Disgusting Dude September 17, 2020 um 6:53 pm

He was also the public face of the Agency conspiracy and lead the strongarming of Amazon.
He was a loyal soldier for Holtzbrink and got treated such organizations treat the loyal.
But don’t assume he is being publicly fired for depressing ebook sales (as ordered) but because the strategy backfired under unexpected but predictable conditions.

Revenues are down.
Somebody must fall on their sword.
It can’t be anybody at Holtzbrink.

(Do note they are also changing drivers on tbe education front.)

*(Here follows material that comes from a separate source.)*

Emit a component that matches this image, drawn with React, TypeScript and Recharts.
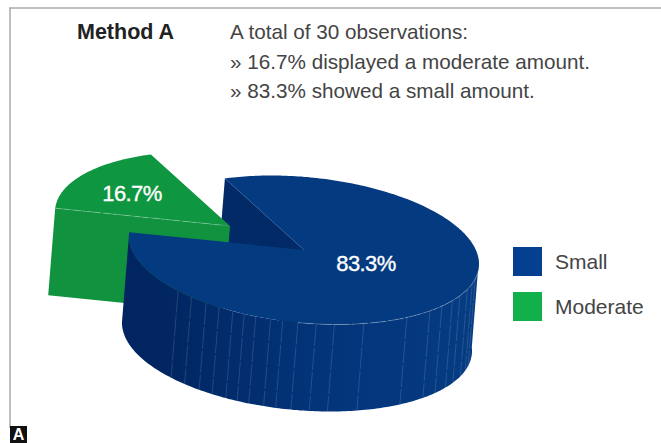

Fbone September 17, 2020 um 9:45 pm

It’s because he cut top executive salary by 50% during early day of the coronavirus. And he published several controversial books that were too much for the conservative Holtzbrinck family.


Xavier Basora September 18, 2020 um 8:36 pm

Nate

Nope. And the virus rebound forcing many cities to lock down or severely restrict public outing will effect bookstores again.
Any publishing company that doesn’t offer ebooks/audio books Willson go out of business. Customers will simply buy from those companies which do.

xavier


William Ockham (John C-J) September 24, 2020 um 9:30 pm

Don’t forget he’s a lying sack of ****. Remember when he said this in a public letter:

The government’s charge is that Macmillan’s CEO colluded with other CEO’s in changing to the agency model. I am Macmillan’s CEO and I made the decision to move Macmillan to the agency model. After days of thought and worry, I made the decision on January 22nd, 2010 a little after 4:00 AM, on an exercise bike in my basement. It remains the loneliest decision I have ever made, and I see no reason to go back on it now.

That was just a flat out lie and there are emails to prove it. And he got busted by the feds.